* **Dataset items**:
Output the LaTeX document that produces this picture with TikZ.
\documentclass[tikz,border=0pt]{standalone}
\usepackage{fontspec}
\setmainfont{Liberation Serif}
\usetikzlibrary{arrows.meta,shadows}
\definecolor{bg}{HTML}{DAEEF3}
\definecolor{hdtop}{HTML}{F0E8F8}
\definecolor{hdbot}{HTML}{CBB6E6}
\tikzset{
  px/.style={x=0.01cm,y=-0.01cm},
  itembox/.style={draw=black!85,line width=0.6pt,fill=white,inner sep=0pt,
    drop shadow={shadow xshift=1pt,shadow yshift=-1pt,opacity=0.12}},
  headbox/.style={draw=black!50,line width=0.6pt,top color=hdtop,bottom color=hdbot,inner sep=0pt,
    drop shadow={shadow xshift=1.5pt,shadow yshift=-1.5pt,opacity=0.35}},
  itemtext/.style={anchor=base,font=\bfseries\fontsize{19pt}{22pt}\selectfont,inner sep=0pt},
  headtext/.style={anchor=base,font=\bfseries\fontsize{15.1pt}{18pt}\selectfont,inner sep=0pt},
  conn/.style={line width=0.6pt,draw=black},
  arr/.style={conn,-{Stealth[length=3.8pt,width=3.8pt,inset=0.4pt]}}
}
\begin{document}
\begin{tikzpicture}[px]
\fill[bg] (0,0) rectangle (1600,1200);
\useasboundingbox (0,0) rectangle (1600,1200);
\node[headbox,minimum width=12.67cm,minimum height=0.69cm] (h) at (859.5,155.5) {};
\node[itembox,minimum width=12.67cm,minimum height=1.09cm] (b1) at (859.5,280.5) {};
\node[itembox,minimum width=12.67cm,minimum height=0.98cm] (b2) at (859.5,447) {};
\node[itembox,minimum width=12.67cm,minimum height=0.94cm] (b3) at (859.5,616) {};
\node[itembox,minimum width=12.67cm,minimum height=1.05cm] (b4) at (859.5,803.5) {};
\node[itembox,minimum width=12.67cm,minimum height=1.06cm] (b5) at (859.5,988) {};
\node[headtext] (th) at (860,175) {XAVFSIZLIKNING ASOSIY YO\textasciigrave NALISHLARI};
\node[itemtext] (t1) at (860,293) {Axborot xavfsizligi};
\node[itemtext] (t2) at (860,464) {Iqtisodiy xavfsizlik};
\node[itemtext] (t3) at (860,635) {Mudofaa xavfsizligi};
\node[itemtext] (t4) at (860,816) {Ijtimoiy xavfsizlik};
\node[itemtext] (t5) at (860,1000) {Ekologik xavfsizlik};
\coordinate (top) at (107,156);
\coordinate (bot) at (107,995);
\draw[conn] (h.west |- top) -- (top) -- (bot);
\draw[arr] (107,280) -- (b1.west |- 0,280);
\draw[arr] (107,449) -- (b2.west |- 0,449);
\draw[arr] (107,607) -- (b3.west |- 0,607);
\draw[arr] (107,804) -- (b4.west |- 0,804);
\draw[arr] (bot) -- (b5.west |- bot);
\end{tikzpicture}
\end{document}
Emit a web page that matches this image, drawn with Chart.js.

* **WHAT YOU ARE ASKED TO DO**: State only how many lines in the material include "with".

* **ANSWER TO THIS EXERCISE**: 2